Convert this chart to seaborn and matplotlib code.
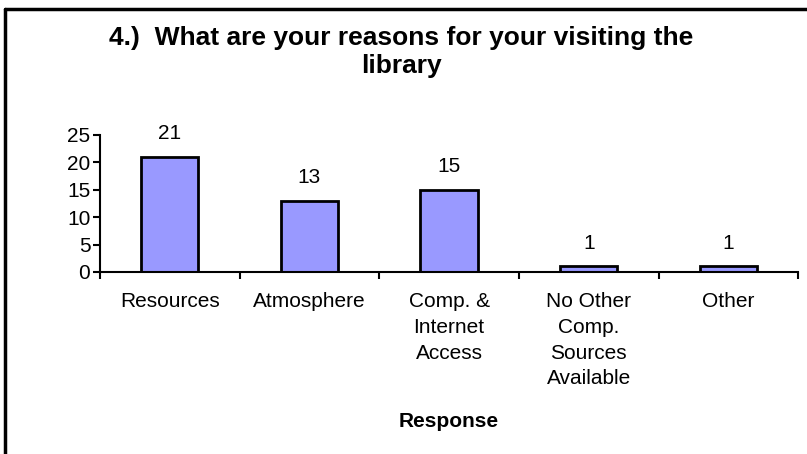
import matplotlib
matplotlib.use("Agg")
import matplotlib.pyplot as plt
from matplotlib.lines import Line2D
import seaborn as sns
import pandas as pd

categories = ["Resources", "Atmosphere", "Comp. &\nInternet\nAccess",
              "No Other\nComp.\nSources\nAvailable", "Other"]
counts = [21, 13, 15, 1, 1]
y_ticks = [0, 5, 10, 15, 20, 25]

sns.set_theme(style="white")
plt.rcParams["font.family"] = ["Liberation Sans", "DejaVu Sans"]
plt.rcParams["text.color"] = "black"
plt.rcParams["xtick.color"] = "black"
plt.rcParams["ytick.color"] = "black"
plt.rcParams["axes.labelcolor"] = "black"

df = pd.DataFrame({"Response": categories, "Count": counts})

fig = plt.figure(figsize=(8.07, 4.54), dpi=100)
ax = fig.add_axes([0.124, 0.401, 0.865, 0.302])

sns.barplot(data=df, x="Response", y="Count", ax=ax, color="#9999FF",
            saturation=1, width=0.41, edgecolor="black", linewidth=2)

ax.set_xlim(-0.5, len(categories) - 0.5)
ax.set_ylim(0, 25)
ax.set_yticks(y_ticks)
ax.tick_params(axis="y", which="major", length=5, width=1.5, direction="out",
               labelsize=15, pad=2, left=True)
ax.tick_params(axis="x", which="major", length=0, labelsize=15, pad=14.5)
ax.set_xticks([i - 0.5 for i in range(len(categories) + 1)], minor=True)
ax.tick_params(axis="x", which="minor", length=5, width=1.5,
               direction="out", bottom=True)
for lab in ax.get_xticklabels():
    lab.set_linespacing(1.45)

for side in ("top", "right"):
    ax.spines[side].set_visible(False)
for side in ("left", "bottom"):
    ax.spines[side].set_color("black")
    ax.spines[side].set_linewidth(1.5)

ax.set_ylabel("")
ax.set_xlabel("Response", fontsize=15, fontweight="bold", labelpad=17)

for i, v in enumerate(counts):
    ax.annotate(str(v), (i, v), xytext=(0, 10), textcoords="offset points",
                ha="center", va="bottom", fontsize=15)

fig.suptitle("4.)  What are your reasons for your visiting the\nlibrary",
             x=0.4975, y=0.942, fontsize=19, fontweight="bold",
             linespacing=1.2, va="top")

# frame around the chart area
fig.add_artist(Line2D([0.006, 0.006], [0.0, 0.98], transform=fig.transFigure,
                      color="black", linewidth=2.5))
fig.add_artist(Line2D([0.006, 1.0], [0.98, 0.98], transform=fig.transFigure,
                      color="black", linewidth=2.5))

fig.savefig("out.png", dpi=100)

· · · ·

To do: Emit the lines of the material exactly, from its first line to the line containing "ax = fig.add_axes([0.124, 0.401, 0.865, 0.302])", inclusive; leave every picture out.

Task result:
Convert this chart to seaborn and matplotlib code.
import matplotlib
matplotlib.use("Agg")
import matplotlib.pyplot as plt
from matplotlib.lines import Line2D
import seaborn as sns
import pandas as pd

categories = ["Resources", "Atmosphere", "Comp. &\nInternet\nAccess",
              "No Other\nComp.\nSources\nAvailable", "Other"]
counts = [21, 13, 15, 1, 1]
y_ticks = [0, 5, 10, 15, 20, 25]

sns.set_theme(style="white")
plt.rcParams["font.family"] = ["Liberation Sans", "DejaVu Sans"]
plt.rcParams["text.color"] = "black"
plt.rcParams["xtick.color"] = "black"
plt.rcParams["ytick.color"] = "black"
plt.rcParams["axes.labelcolor"] = "black"

df = pd.DataFrame({"Response": categories, "Count": counts})

fig = plt.figure(figsize=(8.07, 4.54), dpi=100)
ax = fig.add_axes([0.124, 0.401, 0.865, 0.302])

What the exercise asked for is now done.